North Canyon Creek's source is on the western flank of Snow Valley Peak at 8650 ft, and flows southerly down North Canyon from just below Marlette Lake to Spooner Meadow, where it receives outflows from Spooner Lake. The upper reaches receive flows from a Comstock era man-made diversion from upper Secret Harbor Creek into North Canyon Creek. The diversion increased the watershed catchment area from 2.5 sqmi to 4 sqmi. Just north of the intersection of Highway 50 and Highway 28, North Canyon Creek enters Spooner Meadow where it receives outflows from Spooner Lake, a man-made reservoir formed by a dam built in the 1860s. The Spooner Lake watershed is approximately 1 sqmi but peak flows from the lake are limited by Spooner Dam. Since the 1930s Spooner Lake has been used to store water for irrigation and recreational fishing.

At Spooner Meadow, North Canyon Creek turns west and then northwest along Highway 28 before turning to the southwest and flowing down Slaughterhouse Canyon to Glenbrook and Lake Tahoe. The stream flows throw the Toiyabe National Forest and Lake Tahoe – Nevada State Park.

==Habitat and wildlife==
Historical beaver dams in Spooner Meadow indicate past use by this semi-aquatic mammal and would likely have acted to increase the watered area of the meadow. In the early 20th century, rancher Charles Fulstone hired a caretaker to control the beaver population, and construct fences and irrigation ditches in the meadow. This information is consistent with recent physical evidence that beaver were historically present in the Sierra Nevada, as well as historical observer records from the northern to southern ends of this mountain range.

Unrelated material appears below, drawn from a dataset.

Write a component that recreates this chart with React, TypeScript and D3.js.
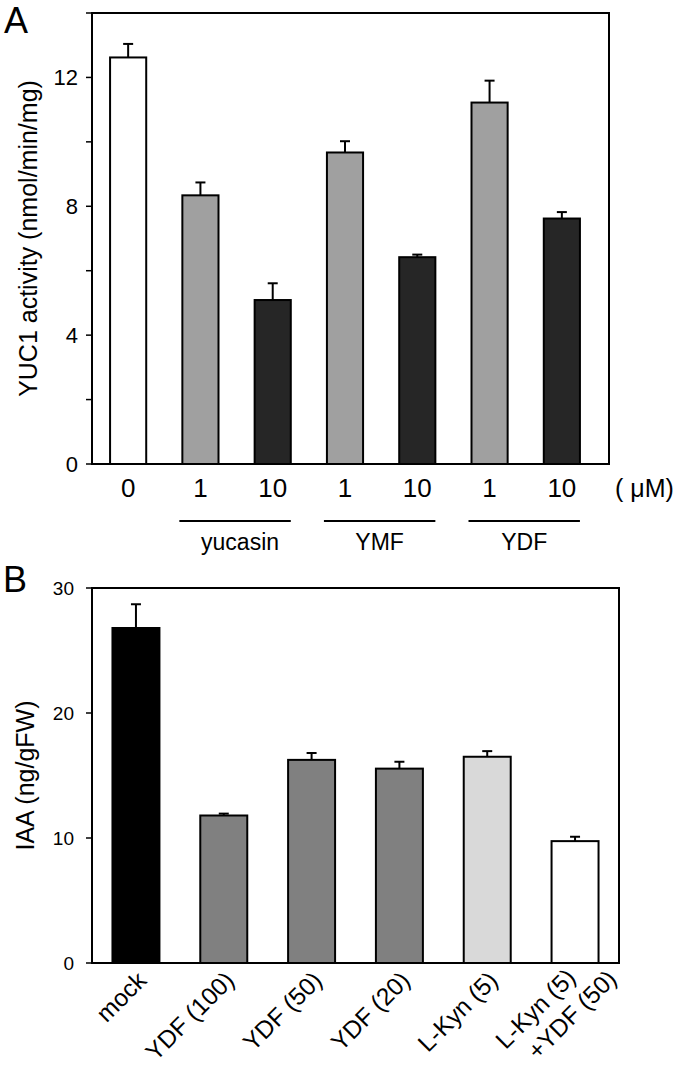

Mammals currently inhabiting North Canyon Creek include the American marten (Martes americana), northern flying squirrel (Glaucomys sabrinus), Douglas squirrel (Tamiasciurus douglasii), Allen's chipmunk (Tamias senex), alpine chipmunk (Tamias alpinus), golden-mantled ground squirrel (Spermophilus lateralis), gray squirrel (Sciurus griseus), and multiple bat species, snowshoe hare (Lepus americanus), mountain cottontail (Sylvilagus nuttallii), bobcat (Lynx rufus),
puma (Puma concolor), black bear (Ursus americanus), gray fox (Urocyon cinereoargenteus), mule deer (Odocoileus hemionus), long-tailed weasel (Mustela frenata), coyote (Canis latrans), raccoon (Procyon lotor), and Trowbridge's shrew (Sorex trowbridgii).

Non-native brook trout (Salvelinus fontinalis) is the only fish known to occupy North Canyon Creek in recent times. Brook trout prey on native Lahontan cutthroat trout (Oncorhynchus clarkii henshawi) and compete with them for food. Spooner Lake is stocked with multiple trout species but the native Lahontan tui chub (Gila bicolor) has come to dominate the lake.

==Trails and recreation==
Marlette Lake Trail in North Canyon begins at Spooner Lake and climbs due north through aspen groves for 4.5 mi about 1200 ft elevation to a ridge overlooking North Canyon, and finally down into Marlette Lake. Alternatively, one can ascend the west flank of Snow Valley Peak.